## STATED PROBLEM
Pictures stay out of the copy. Please reproduce only the lines between the one holding "Output the LaTeX" and the one holding "(5.5,8.2) -- (563,8.2);", inclusive.

## DATASET CONTENT
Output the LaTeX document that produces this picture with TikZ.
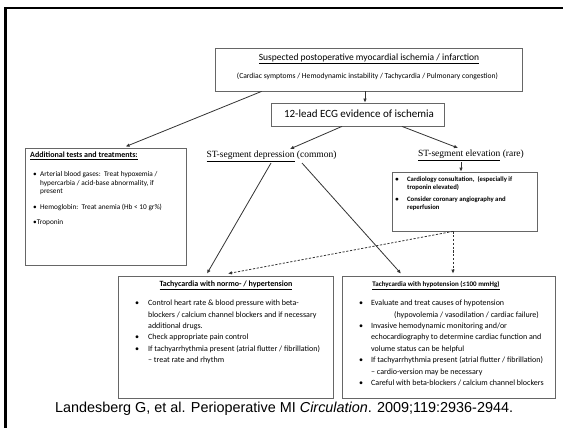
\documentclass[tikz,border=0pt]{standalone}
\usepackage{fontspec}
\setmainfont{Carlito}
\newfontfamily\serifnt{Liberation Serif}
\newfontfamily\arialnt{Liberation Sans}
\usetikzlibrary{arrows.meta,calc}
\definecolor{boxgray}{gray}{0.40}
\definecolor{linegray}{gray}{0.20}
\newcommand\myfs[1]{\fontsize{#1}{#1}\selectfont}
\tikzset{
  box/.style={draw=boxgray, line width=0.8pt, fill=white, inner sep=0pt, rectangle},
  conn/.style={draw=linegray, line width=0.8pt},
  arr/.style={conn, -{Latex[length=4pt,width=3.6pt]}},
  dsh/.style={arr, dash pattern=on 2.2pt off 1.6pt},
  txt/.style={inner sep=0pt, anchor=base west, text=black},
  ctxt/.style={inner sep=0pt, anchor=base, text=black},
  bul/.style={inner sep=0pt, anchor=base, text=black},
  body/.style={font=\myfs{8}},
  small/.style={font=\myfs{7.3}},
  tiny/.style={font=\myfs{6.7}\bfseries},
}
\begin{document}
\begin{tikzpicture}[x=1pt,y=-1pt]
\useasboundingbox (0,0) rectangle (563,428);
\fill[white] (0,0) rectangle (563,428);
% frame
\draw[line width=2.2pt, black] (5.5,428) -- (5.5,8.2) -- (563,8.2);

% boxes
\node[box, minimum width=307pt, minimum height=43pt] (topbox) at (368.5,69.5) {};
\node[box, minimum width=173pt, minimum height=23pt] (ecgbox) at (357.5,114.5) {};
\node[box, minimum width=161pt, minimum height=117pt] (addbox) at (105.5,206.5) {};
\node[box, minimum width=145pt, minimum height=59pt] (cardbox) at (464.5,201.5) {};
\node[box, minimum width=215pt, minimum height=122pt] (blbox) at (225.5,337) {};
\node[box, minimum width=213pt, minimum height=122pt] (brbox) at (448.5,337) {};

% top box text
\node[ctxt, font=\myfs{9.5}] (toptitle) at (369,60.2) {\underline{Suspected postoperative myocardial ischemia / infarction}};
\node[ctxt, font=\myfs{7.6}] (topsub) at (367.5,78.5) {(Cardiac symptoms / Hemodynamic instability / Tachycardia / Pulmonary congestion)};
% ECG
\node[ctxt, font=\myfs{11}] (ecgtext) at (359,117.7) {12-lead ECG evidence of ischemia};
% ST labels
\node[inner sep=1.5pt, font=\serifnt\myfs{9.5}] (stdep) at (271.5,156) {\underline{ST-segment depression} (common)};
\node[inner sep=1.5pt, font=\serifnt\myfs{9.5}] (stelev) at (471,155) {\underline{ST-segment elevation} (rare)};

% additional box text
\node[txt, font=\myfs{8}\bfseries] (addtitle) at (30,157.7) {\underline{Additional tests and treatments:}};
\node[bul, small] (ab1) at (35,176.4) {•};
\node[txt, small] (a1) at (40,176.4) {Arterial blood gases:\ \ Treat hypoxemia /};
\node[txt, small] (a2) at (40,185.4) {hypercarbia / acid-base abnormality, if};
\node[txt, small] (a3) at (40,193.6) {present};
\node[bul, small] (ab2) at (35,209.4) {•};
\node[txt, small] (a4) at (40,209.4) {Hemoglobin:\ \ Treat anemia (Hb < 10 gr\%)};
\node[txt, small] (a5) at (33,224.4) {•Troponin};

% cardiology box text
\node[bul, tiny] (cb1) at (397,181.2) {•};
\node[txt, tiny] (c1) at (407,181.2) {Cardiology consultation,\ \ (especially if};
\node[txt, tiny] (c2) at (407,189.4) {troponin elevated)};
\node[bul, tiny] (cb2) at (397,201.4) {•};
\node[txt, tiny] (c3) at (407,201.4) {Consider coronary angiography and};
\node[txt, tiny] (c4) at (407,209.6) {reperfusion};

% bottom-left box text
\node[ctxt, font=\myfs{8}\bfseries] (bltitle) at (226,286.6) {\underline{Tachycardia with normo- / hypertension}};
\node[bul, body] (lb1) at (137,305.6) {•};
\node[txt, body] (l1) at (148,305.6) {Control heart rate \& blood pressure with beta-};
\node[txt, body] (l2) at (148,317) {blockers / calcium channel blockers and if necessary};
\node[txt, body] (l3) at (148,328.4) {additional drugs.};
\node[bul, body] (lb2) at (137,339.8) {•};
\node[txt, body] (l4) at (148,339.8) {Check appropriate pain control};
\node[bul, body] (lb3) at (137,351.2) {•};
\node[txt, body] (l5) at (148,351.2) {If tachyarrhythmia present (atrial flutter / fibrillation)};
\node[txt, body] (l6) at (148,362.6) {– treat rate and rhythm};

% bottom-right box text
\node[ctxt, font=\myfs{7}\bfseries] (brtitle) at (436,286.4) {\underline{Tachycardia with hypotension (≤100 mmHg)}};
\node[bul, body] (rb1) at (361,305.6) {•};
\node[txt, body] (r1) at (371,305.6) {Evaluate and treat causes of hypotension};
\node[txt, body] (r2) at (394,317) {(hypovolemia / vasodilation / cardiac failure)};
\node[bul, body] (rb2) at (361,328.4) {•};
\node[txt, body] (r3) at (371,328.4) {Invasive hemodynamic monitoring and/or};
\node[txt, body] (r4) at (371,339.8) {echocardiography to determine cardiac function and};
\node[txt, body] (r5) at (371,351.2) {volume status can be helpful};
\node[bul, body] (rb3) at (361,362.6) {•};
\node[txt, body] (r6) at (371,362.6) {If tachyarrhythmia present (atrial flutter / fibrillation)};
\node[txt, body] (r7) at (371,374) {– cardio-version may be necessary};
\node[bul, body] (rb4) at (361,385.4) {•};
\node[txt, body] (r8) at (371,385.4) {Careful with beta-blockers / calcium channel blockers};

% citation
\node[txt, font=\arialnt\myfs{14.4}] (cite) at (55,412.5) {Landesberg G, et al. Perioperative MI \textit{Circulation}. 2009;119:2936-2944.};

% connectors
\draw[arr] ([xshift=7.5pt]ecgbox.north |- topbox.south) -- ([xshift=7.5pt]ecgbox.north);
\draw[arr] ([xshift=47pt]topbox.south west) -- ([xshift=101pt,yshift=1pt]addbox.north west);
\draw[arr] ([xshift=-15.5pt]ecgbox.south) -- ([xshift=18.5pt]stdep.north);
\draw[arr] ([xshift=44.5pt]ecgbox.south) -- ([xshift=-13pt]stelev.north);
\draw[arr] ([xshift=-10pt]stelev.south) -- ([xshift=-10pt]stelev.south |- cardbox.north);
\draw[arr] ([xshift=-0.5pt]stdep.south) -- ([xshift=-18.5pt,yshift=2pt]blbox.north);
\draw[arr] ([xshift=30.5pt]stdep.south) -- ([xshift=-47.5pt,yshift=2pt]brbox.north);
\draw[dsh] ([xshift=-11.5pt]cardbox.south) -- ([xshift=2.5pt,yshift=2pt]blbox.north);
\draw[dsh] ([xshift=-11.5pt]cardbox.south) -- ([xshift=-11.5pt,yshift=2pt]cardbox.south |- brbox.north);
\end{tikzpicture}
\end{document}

...

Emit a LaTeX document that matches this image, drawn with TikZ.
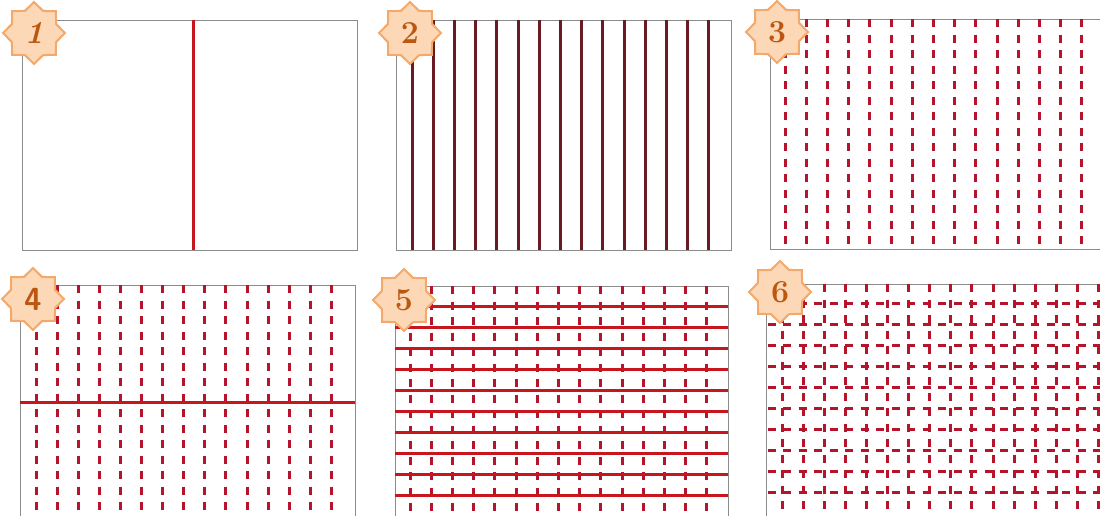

## EXERCISE SOLUTION
Output the LaTeX document that produces this picture with TikZ.
\documentclass[tikz,border=0pt]{standalone}
\usepackage{fontspec}
\setmainfont{Carlito}
\newfontfamily\serifnt{Liberation Serif}
\newfontfamily\arialnt{Liberation Sans}
\usetikzlibrary{arrows.meta,calc}
\definecolor{boxgray}{gray}{0.40}
\definecolor{linegray}{gray}{0.20}
\newcommand\myfs[1]{\fontsize{#1}{#1}\selectfont}
\tikzset{
  box/.style={draw=boxgray, line width=0.8pt, fill=white, inner sep=0pt, rectangle},
  conn/.style={draw=linegray, line width=0.8pt},
  arr/.style={conn, -{Latex[length=4pt,width=3.6pt]}},
  dsh/.style={arr, dash pattern=on 2.2pt off 1.6pt},
  txt/.style={inner sep=0pt, anchor=base west, text=black},
  ctxt/.style={inner sep=0pt, anchor=base, text=black},
  bul/.style={inner sep=0pt, anchor=base, text=black},
  body/.style={font=\myfs{8}},
  small/.style={font=\myfs{7.3}},
  tiny/.style={font=\myfs{6.7}\bfseries},
}
\begin{document}
\begin{tikzpicture}[x=1pt,y=-1pt]
\useasboundingbox (0,0) rectangle (563,428);
\fill[white] (0,0) rectangle (563,428);
% frame
\draw[line width=2.2pt, black] (5.5,428) -- (5.5,8.2) -- (563,8.2);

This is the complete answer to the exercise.